Recuerdo que en 1986, cuando el ágrafo gobierno militar suspendió la censura previa para las publicaciones de libros, celebramos la buena nueva en la SECH. Hubo concurrencia masiva a la sesión de directorio, asamblea incluida. Luis Sánchez Latorre, nuestro inolvidable Filebo, expresó su beneplácito, al que se sumaron fervorosamente varias figuras de nuestra aldea de las letras. En cambio, fue notorio el silencio del maestro Oreste Plath, que no dijo esta boca es mía y permaneció como ausente del común jolgorio. Filebo hizo uso de su estilete:
-Y usted, Oreste, ¿no está feliz acaso con la abolición de la censura previa?
-La verdad, no tanto.
-¿Y por qué, puede saberse?
-Porque al menos la censura era un filtro; ahora se va a publicar demasiada palabra inútil…
La grafomanía es proporcional a la inmodestia, por cierto, aunque cabe proferir la exhortación, válida para todo escriba que se precie: “El que esté libre de vanidad, vomite la primera crítica de mala leche”.
Si no fuésemos autorreferentes, no seríamos escritores, pero los excesos de egolatría y narcisismo nos conducen a una situación esperpéntica y aun grotesca, como individuos incapaces de empatizar con otros, ni siquiera verlos como sujetos de acercamiento antropológico, sino como una suerte de espejos o prolongaciones del yo descomunal que cada día se hincha y engorda en la propia fagocitación de falsos laureles o supuestos méritos. Así, quien no escribe como nosotros (o como quisiéramos escribir algún día) no es digno de aplauso, ni siquiera de mínimo reconocimiento. En la búsqueda febril de halagos, todo esfuerzo parecerá escaso y no bastará con los encomios recibidos hace un año o dos, porque se habrán difuminado en el frágil vaho de la memoria colectiva… “Fulano afirma que soy el mejor poeta (o novelista o cuentista o dramaturgo o ensayista) de mi generación”. El pregón se escuchará como impertinente campana entre los pares, prueba irrefutable de estar cerca de la meta en la carrera por la celebridad, a despecho del menesteroso prójimo pendolista.
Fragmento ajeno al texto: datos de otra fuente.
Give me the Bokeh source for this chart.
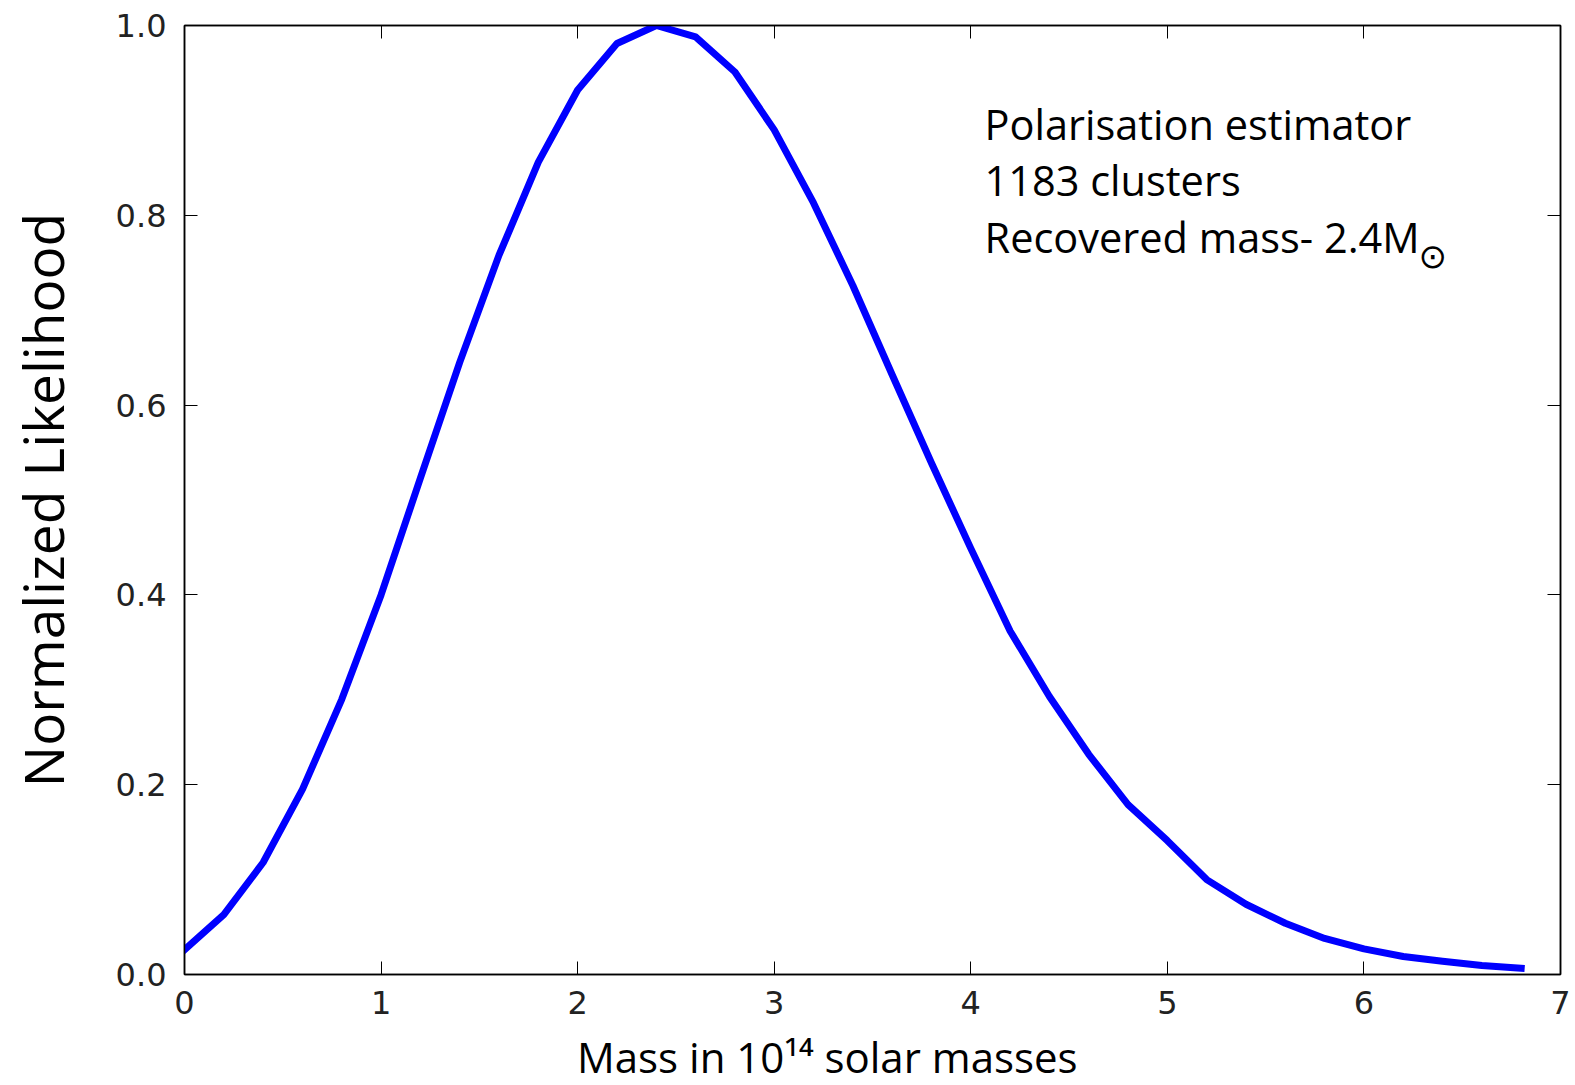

Llegados a un mayor nivel de difusión pública, cada ‘famoso’ articulará su propia corte de admiradores y discípulos, círculo cerrado donde no caben críticos ni contradictores. Y otra vieja sentencia se hará dogma de fe: “Si no estás conmigo, estás contra mí”. Amigos (cortesanos incondicionales) y enemigos (equivocados y falsos)… Echar fuera todos los matices y las medias tintas, como si el gran arte hubiese alcanzado cimas estéticas, en alguna época, entre maniqueos fanáticos.
A la postre, todo arresto de vanidad, por espectacular y “mediático” que pueda parecer al auditorio de aduladores y feligreses, o al simple público de aficionados o diletantes, será confrontado con el único fruto de relativa perdurabilidad: la obra propia, construida a lo largo de una existencia de ejercicio fiel y constante de la palabra creadora.
Es preciso tener en cuenta que, en el universo de la literatura, la falta de humildad es equivalente a la falta de grandeza. Lo demás es pretensión ilusa y paja muerta.